* [DATA PROVIDED]:
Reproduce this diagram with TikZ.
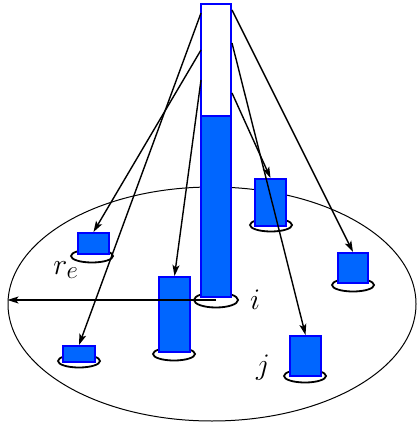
\documentclass[tikz,border=0pt]{standalone}
\usepackage{xcolor}
\usepackage{tikz}
\usetikzlibrary{
  arrows.meta,
  shapes.geometric,
  positioning
}
\definecolor{bkBlue}{HTML}{0000FF}
\definecolor{bkFill}{HTML}{0066FF}
\newcommand{\biglbl}[1]{\scalebox{1.2}{$#1$}}
\tikzset{
  bucket/.style={
    draw=bkBlue, fill=bkFill, line width=2pt, inner sep=0pt,
    minimum width=31pt
  },
  column/.style={bucket, line width=2.5pt, minimum width=30pt},
  ring/.style={
    draw, ellipse, line width=1.8pt, inner sep=0pt,
    minimum width=42pt, minimum height=13pt
  },
  disk/.style={draw, ellipse, line width=1pt, inner sep=0pt},
  jump/.style={-{Stealth[length=11pt, width=7pt, inset=2.5pt]}, line width=1.4pt},
  tag/.style={font=\Huge, inner sep=0pt}
}
\begin{document}
\begin{tikzpicture}[x=1pt, y=-1pt]
  \useasboundingbox (0,0) rectangle (418,430);
  \node[disk, minimum width=408pt, minimum height=234pt] (pool) at (212,304) {};
  % base rings
  \node[ring] (r1) at (92,256) {};
  \node[ring] (r2) at (271,225) {};
  \node[ring] (r3) at (353,285) {};
  \node[ring] (r4) at (174,354) {};
  \node[ring] (r5) at (79,361) {};
  \node[ring] (r6) at (305,376) {};
  \node[ring, minimum width=44pt, minimum height=15pt] (rc) at (216,300) {};
  % buckets
  \node[bucket, minimum height=21pt] (b1) at (93.5,243.5) {};
  \node[bucket, minimum height=47pt] (b2) at (270.5,202.5) {};
  \node[bucket, minimum height=30pt, minimum width=30pt] (b3) at (353,268) {};
  \node[bucket, minimum height=75pt] (b4) at (174.5,314.5) {};
  \node[bucket, minimum height=16pt, minimum width=32pt] (b5) at (79,354) {};
  \node[bucket, minimum height=40pt] (b6) at (305.5,356) {};
  % tall column, white top and filled bottom
  \node[column, fill=white, minimum height=293pt] (col) at (216,150.5) {};
  \node[column, minimum height=181pt] (lvl) at (216,206.5) {};
  % start points on the column sides
  \coordinate (s1) at (201,13);
  \coordinate (s2) at (201,50);
  \coordinate (s3) at (201,80);
  \coordinate (s4) at (232,10);
  \coordinate (s5) at (232,43);
  \coordinate (s6) at (232,93);
  \draw[jump] (s1) -- (b5.north);
  \draw[jump] (s2) -- (b1.north);
  \draw[jump] (s3) -- (b4.north);
  \draw[jump] (s4) -- (b3.north);
  \draw[jump] (s5) -- (b6.north);
  \draw[jump] (s6) -- (b2.north);
  \draw[jump] (rc.center) -- (rc.center -| pool.west);
  % labels
  \node[tag] (re) at (66,270) {\biglbl{r_e}};
  \node[tag] (li) at (255,300) {\biglbl{i}};
  \node[tag] (lj) at (263,368) {\biglbl{j}};
\end{tikzpicture}
\end{document}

* [PROBLEM TO WORK ON]:
Transcribe all the data word for word; the images stay out.

* [SOLVED PROBLEM]:
Reproduce this diagram with TikZ.
\documentclass[tikz,border=0pt]{standalone}
\usepackage{xcolor}
\usepackage{tikz}
\usetikzlibrary{
  arrows.meta,
  shapes.geometric,
  positioning
}
\definecolor{bkBlue}{HTML}{0000FF}
\definecolor{bkFill}{HTML}{0066FF}
\newcommand{\biglbl}[1]{\scalebox{1.2}{$#1$}}
\tikzset{
  bucket/.style={
    draw=bkBlue, fill=bkFill, line width=2pt, inner sep=0pt,
    minimum width=31pt
  },
  column/.style={bucket, line width=2.5pt, minimum width=30pt},
  ring/.style={
    draw, ellipse, line width=1.8pt, inner sep=0pt,
    minimum width=42pt, minimum height=13pt
  },
  disk/.style={draw, ellipse, line width=1pt, inner sep=0pt},
  jump/.style={-{Stealth[length=11pt, width=7pt, inset=2.5pt]}, line width=1.4pt},
  tag/.style={font=\Huge, inner sep=0pt}
}
\begin{document}
\begin{tikzpicture}[x=1pt, y=-1pt]
  \useasboundingbox (0,0) rectangle (418,430);
  \node[disk, minimum width=408pt, minimum height=234pt] (pool) at (212,304) {};
  % base rings
  \node[ring] (r1) at (92,256) {};
  \node[ring] (r2) at (271,225) {};
  \node[ring] (r3) at (353,285) {};
  \node[ring] (r4) at (174,354) {};
  \node[ring] (r5) at (79,361) {};
  \node[ring] (r6) at (305,376) {};
  \node[ring, minimum width=44pt, minimum height=15pt] (rc) at (216,300) {};
  % buckets
  \node[bucket, minimum height=21pt] (b1) at (93.5,243.5) {};
  \node[bucket, minimum height=47pt] (b2) at (270.5,202.5) {};
  \node[bucket, minimum height=30pt, minimum width=30pt] (b3) at (353,268) {};
  \node[bucket, minimum height=75pt] (b4) at (174.5,314.5) {};
  \node[bucket, minimum height=16pt, minimum width=32pt] (b5) at (79,354) {};
  \node[bucket, minimum height=40pt] (b6) at (305.5,356) {};
  % tall column, white top and filled bottom
  \node[column, fill=white, minimum height=293pt] (col) at (216,150.5) {};
  \node[column, minimum height=181pt] (lvl) at (216,206.5) {};
  % start points on the column sides
  \coordinate (s1) at (201,13);
  \coordinate (s2) at (201,50);
  \coordinate (s3) at (201,80);
  \coordinate (s4) at (232,10);
  \coordinate (s5) at (232,43);
  \coordinate (s6) at (232,93);
  \draw[jump] (s1) -- (b5.north);
  \draw[jump] (s2) -- (b1.north);
  \draw[jump] (s3) -- (b4.north);
  \draw[jump] (s4) -- (b3.north);
  \draw[jump] (s5) -- (b6.north);
  \draw[jump] (s6) -- (b2.north);
  \draw[jump] (rc.center) -- (rc.center -| pool.west);
  % labels
  \node[tag] (re) at (66,270) {\biglbl{r_e}};
  \node[tag] (li) at (255,300) {\biglbl{i}};
  \node[tag] (lj) at (263,368) {\biglbl{j}};
\end{tikzpicture}
\end{document}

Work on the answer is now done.